Thread: Re: Hardware/OS recommendations for large databases ( 5TB)

Re: Hardware/OS recommendations for large databases ( 5TB)

From
"James Mello"
Date:
Unless there was a way to guarantee consistency, it would be hard at
best to make this work. Convergence on large data sets across boxes is
non-trivial, and diffing databases is difficult at best. Unless there
was some form of automated way to ensure consistency, going 8 ways into
separate boxes is *very* hard. I do suppose that if you have fancy
storage (EMC, Hitachi) you could do BCV or Shadow copies. But in terms
of commodity stuff, I'd have to agree with Merlin.

-----Original Message-----
From: pgsql-performance-owner@postgresql.org
[mailto:pgsql-performance-owner@postgresql.org] On Behalf Of William Yu
Sent: Tuesday, November 15, 2005 10:57 AM
To: pgsql-performance@postgresql.org
Subject: Re: [PERFORM] Hardware/OS recommendations for large databases (
5TB)

Merlin Moncure wrote:
>>You could instead buy 8 machines that total 16 cores, 128GB RAM and
>
> It's hard to say what would be better.  My gut says the 5u box would
> be a lot better at handling high cpu/high concurrency problems...like
> your typical business erp backend.  This is pure speculation of
> course...I'll defer to the experts here.

In this specific case (data warehouse app), multiple machines is the
better bet. Load data on 1 machine, copy to other servers and then use a
middleman to spread out SQL statements to each machine.

I was going to suggest pgpool as the middleman but I believe it's
limited to 2 machines max at this time. I suppose you could daisy chain
pgpools running on every machine.

---------------------------(end of broadcast)---------------------------
TIP 9: In versions below 8.0, the planner will ignore your desire to
       choose an index scan if your joining column's datatypes do not
       match

Re: Hardware/OS recommendations for large databases (

From
"Luke Lonergan"
Date:
James,


On 11/15/05 11:07 AM, "James Mello" <james@haydrian.com> wrote:

Unless there was a way to guarantee consistency, it would be hard at
best to make this work. Convergence on large data sets across boxes is
non-trivial, and diffing databases is difficult at best. Unless there
was some form of automated way to ensure consistency, going 8 ways into
separate boxes is *very* hard. I do suppose that if you have fancy
storage (EMC, Hitachi) you could do BCV or Shadow copies. But in terms
of commodity stuff, I'd have to agree with Merlin.

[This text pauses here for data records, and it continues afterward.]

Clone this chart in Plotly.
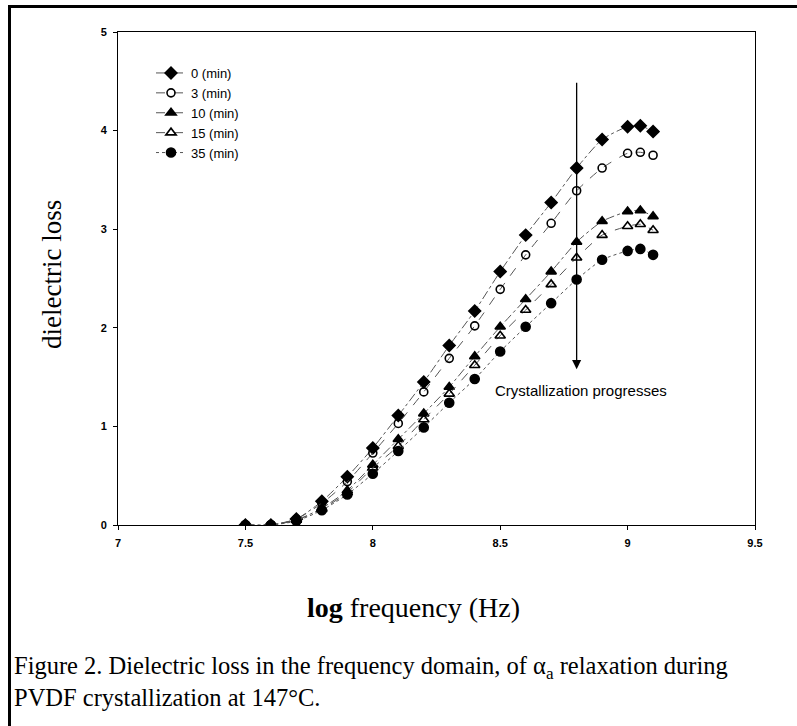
import plotly.graph_objects as go

# ---- data ----
log_freq = [7.5, 7.6, 7.7, 7.8, 7.9, 8.0, 8.1, 8.2, 8.3, 8.4, 8.5, 8.6, 8.7, 8.8, 8.9, 9.0, 9.05, 9.1]
loss_0min = [0.0, 0.0, 0.06, 0.24, 0.49, 0.78, 1.11, 1.45, 1.82, 2.17, 2.57, 2.94, 3.27, 3.62, 3.91, 4.04, 4.05, 3.99]
loss_3min = [0.0, 0.0, 0.06, 0.22, 0.44, 0.73, 1.03, 1.35, 1.69, 2.02, 2.39, 2.74, 3.06, 3.39, 3.62, 3.77, 3.78, 3.75]
loss_10min = [0.0, 0.0, 0.05, 0.17, 0.35, 0.61, 0.87, 1.13, 1.40, 1.71, 2.01, 2.29, 2.57, 2.87, 3.08, 3.18, 3.19, 3.13]
loss_15min = [0.0, 0.0, 0.05, 0.16, 0.33, 0.58, 0.80, 1.07, 1.33, 1.62, 1.92, 2.18, 2.44, 2.71, 2.94, 3.03, 3.05, 2.99]
loss_35min = [0.0, 0.0, 0.04, 0.15, 0.31, 0.52, 0.75, 0.99, 1.24, 1.48, 1.76, 2.01, 2.25, 2.49, 2.69, 2.78, 2.80, 2.74]
series_names = ["0 (min)", "3 (min)", "10 (min)", "15 (min)", "35 (min)"]
x_ticks = [7, 7.5, 8, 8.5, 9, 9.5]
y_ticks = [0, 1, 2, 3, 4, 5]

# ---- layout geometry (pixels) ----
W, H = 797, 726
L, R, T, B = 118, 755, 32, 525
pw, ph = R - L, B - T


def px(xp):
    return (xp - L) / pw


def py(yp):
    return (B - yp) / ph


series = [loss_0min, loss_3min, loss_10min, loss_15min, loss_35min]
symbols = ["diamond", "circle-open", "triangle-up", "triangle-up-open", "circle"]
sizes = [9, 8, 9, 9, 9]
dashes = ["dashdot", "dash", "dashdot", "dash", "dot"]

fig = go.Figure()
for ys, name, sym, sz, dsh in zip(series, series_names, symbols, sizes, dashes):
    fig.add_trace(go.Scatter(
        x=log_freq, y=ys, name=name, mode="lines+markers",
        line=dict(color="#555555", width=1, dash=dsh, shape="spline", smoothing=0.6),
        marker=dict(symbol=sym, size=sz, color="black", line=dict(color="black", width=1.6)),
    ))

axis_font = dict(family="Liberation Sans, Arial", size=11, color="black", weight="bold")

fig.update_layout(
    width=W, height=H,
    margin=dict(l=L, r=W - R, t=T, b=H - B, pad=0),
    paper_bgcolor="white", plot_bgcolor="white",
    showlegend=True,
    legend=dict(
        x=px(151), y=py(58), xanchor="left", yanchor="top",
        bgcolor="rgba(0,0,0,0)", borderwidth=0,
        font=dict(family="Liberation Sans, Arial", size=13, color="black"),
        tracegroupgap=0, itemwidth=30,
    ),
    xaxis=dict(
        range=[7, 9.5], tickvals=x_ticks, ticktext=[str(v) for v in x_ticks],
        showline=True, linecolor="black", linewidth=1, mirror=True,
        ticks="outside", ticklen=4, tickcolor="black",
        showgrid=False, zeroline=False, tickfont=axis_font, ticklabelstandoff=4,
    ),
    yaxis=dict(
        range=[0, 5], tickvals=y_ticks, ticktext=[str(v) for v in y_ticks],
        showline=True, linecolor="black", linewidth=1, mirror=True,
        ticks="outside", ticklen=4, tickcolor="black",
        showgrid=False, zeroline=False, tickfont=axis_font, ticklabelstandoff=4,
    ),
)

annotations = [
    dict(text="dielectric loss", xref="paper", yref="paper", x=px(52), y=py(275),
         textangle=-90, showarrow=False, xanchor="center", yanchor="middle",
         font=dict(family="Liberation Serif, Times New Roman", size=27, color="black")),
    dict(text="<b>log</b> frequency (Hz)", xref="paper", yref="paper", x=px(413), y=py(607),
         showarrow=False, xanchor="center", yanchor="middle",
         font=dict(family="Liberation Serif, Times New Roman", size=28, color="black")),
    dict(text="Figure 2. Dielectric loss in the frequency domain, of α<sub>a</sub> relaxation during<br>"
              "PVDF crystallization at 147°C.",
         xref="paper", yref="paper", x=px(12), y=py(650), showarrow=False,
         xanchor="left", yanchor="top", align="left",
         font=dict(family="Liberation Serif, Times New Roman", size=24.5, color="black")),
    dict(text="Crystallization progresses", xref="x", yref="y", x=8.47, y=1.36,
         showarrow=False, xanchor="left", yanchor="middle",
         font=dict(family="Liberation Sans, Arial", size=15, color="black")),
    dict(text="", xref="x", yref="y", x=8.8, y=1.58, ax=8.8, ay=4.5, axref="x", ayref="y",
         showarrow=True, arrowhead=2, arrowsize=1.4, arrowwidth=1.3, arrowcolor="black"),
]
fig.update_layout(annotations=annotations)

# outer frame (left and top edges visible)
fig.add_shape(type="line", xref="paper", yref="paper", x0=px(9.5), x1=px(9.5), y0=py(H + 2), y1=py(5),
              line=dict(color="black", width=3))
fig.add_shape(type="line", xref="paper", yref="paper", x0=px(8), x1=px(W + 2), y0=py(6.5), y1=py(6.5),
              line=dict(color="black", width=3))

fig.write_html("out.html", config={"displayModeBar": False},
               post_script="document.body.style.margin='0';")
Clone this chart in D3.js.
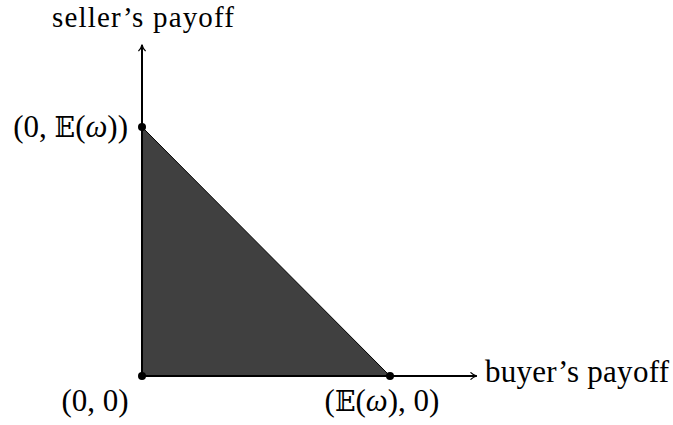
<!DOCTYPE html>
<html>
<head>
<meta charset="utf-8">
<script src="https://d3js.org/d3.v7.min.js"></script>
<style>
  body { margin: 0; background: white; }
  text { font-family: 'Liberation Serif', 'Times New Roman', serif; fill: #000; }
</style>
</head>
<body>
<div id="chart"></div>
<script>
var width = 673, height = 425;

// payoff pairs (buyer, seller), in units of E(omega)
var vertices = [[0, 0], [1, 0], [0, 1]];
var points = [
  {x: 0, y: 0, label: "(0, 0)"},
  {x: 1, y: 0, label: "(E(ω), 0)"},
  {x: 0, y: 1, label: "(0, E(ω))"}
];
var axisMax = {x: 1.35, y: 1.33};
var axisNames = {x: "buyer\u2019s payoff", y: "seller\u2019s payoff"};

var x = d3.scaleLinear().domain([0, 1]).range([142, 390]);
var y = d3.scaleLinear().domain([0, 1]).range([376, 127]);

var svg = d3.select("#chart").append("svg").attr("width", width).attr("height", height);

var defs = svg.append("defs");
defs.append("marker")
  .attr("id", "arrow")
  .attr("viewBox", "0 0 10 10")
  .attr("refX", 9).attr("refY", 5)
  .attr("markerWidth", 9).attr("markerHeight", 9)
  .attr("markerUnits", "userSpaceOnUse")
  .attr("orient", "auto")
  .append("path")
  .attr("d", "M2,1 Q5,4 9,5 Q5,6 2,9")
  .attr("fill", "none").attr("stroke", "#000").attr("stroke-width", 1.4);

// feasible region
svg.append("path")
  .datum(vertices)
  .attr("d", d3.line().x(function(d) { return x(d[0]); }).y(function(d) { return y(d[1]); }).curve(d3.curveLinearClosed))
  .attr("fill", "#404040")
  .attr("stroke", "#000")
  .attr("stroke-width", 1);

// axes
svg.append("line")
  .attr("x1", x(0)).attr("y1", y(0)).attr("x2", x(axisMax.x)).attr("y2", y(0))
  .attr("stroke", "#000").attr("stroke-width", 2).attr("marker-end", "url(#arrow)");
svg.append("line")
  .attr("x1", x(0)).attr("y1", y(0)).attr("x2", x(0)).attr("y2", y(axisMax.y))
  .attr("stroke", "#000").attr("stroke-width", 2).attr("marker-end", "url(#arrow)");

svg.append("text")
  .attr("x", 485).attr("y", 382)
  .attr("font-size", 31)
  .attr("textLength", 184)
  .text(axisNames.x);
svg.append("text")
  .attr("x", 52).attr("y", 27)
  .attr("font-size", 29)
  .attr("textLength", 182)
  .text(axisNames.y);

// points
svg.selectAll("circle.pt")
  .data(points)
  .enter().append("circle")
  .attr("class", "pt")
  .attr("cx", function(d) { return x(d.x); })
  .attr("cy", function(d) { return y(d.y); })
  .attr("r", 4)
  .attr("fill", "#000");

// labels with blackboard E and italic omega
function mathLabel(sel, d) {
  var parts = d.label.split(/(E|ω)/);
  parts.forEach(function(p) {
    if (p === "") return;
    var t = sel.append("tspan");
    if (p === "E") t.text("\uD835\uDD3C").attr("font-family", "DejaVu Serif").attr("font-size", 27);
    else if (p === "ω") t.text("ω").attr("font-style", "italic");
    else t.text(p);
  });
}

var labelPos = [
  {dx: -47, dy: 35, anchor: "middle"},
  {dx: -8, dy: 35, anchor: "middle"},
  {dx: -14, dy: 10, anchor: "end"}
];

svg.selectAll("text.lbl")
  .data(points)
  .enter().append("text")
  .attr("class", "lbl")
  .attr("font-size", 31)
  .attr("x", function(d, i) { return x(d.x) + labelPos[i].dx; })
  .attr("y", function(d, i) { return y(d.y) + labelPos[i].dy; })
  .attr("text-anchor", function(d, i) { return labelPos[i].anchor; })
  .each(function(d) { mathLabel(d3.select(this), d); });
</script>
</body>
</html>
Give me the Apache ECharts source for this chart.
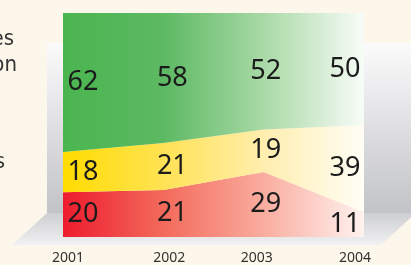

It’s a matter of good software that handles the distribution / parallel query optimization / distributed transactions and management features.  Combine that with a gigabit ethernet switch and it works – we routinely get 50x speedup over SMP on OLAP / Decision Support workloads.

Regards,

- Luke

Re: Hardware/OS recommendations for large databases ( 5TB)

From
William Yu
Date:
James Mello wrote:
> Unless there was a way to guarantee consistency, it would be hard at
> best to make this work. Convergence on large data sets across boxes is
> non-trivial, and diffing databases is difficult at best. Unless there
> was some form of automated way to ensure consistency, going 8 ways into
> separate boxes is *very* hard. I do suppose that if you have fancy
> storage (EMC, Hitachi) you could do BCV or Shadow copies. But in terms
> of commodity stuff, I'd have to agree with Merlin.

If you're talking about data consistency, I don't see why that's an
issue in a bulk-load/read-only setup. Either bulk load on 1 server and
then do a file copy to all the others -- or simultaneously bulk load on
all servers.

If you're talking about consistency in directly queries to the
appropriate servers, I agree that's a more complicated issue but not
unsurmountable. If you don't use persistent connections, you can
probably get pretty good routing using DNS -- monitor servers by looking
at top/iostat/memory info/etc and continually change the DNS zonemaps to
direct traffic to less busy servers. (I use this method for our global
load balancers -- pretty easy to script via Perl/Python/etc.) Mind you
since you need a Dual Processor motherboard anyways to get PCI-X, that
means every machine would be a 2xDual Core so there's enough CPU power
to handle the cases where 2 or 3 queries get sent to the same server
back-to-back. Of course, I/O would take a hit in this case -- but I/O
would take a hit in every case on a single 16-core mega system.

If use persistent connections, it'll definitely require extra
programming beyond simple scripting. Take one of the opensource projects
like PgPool or SQLRelay and alter it so it monitors all servers to see
what server is least busy before passing a query on.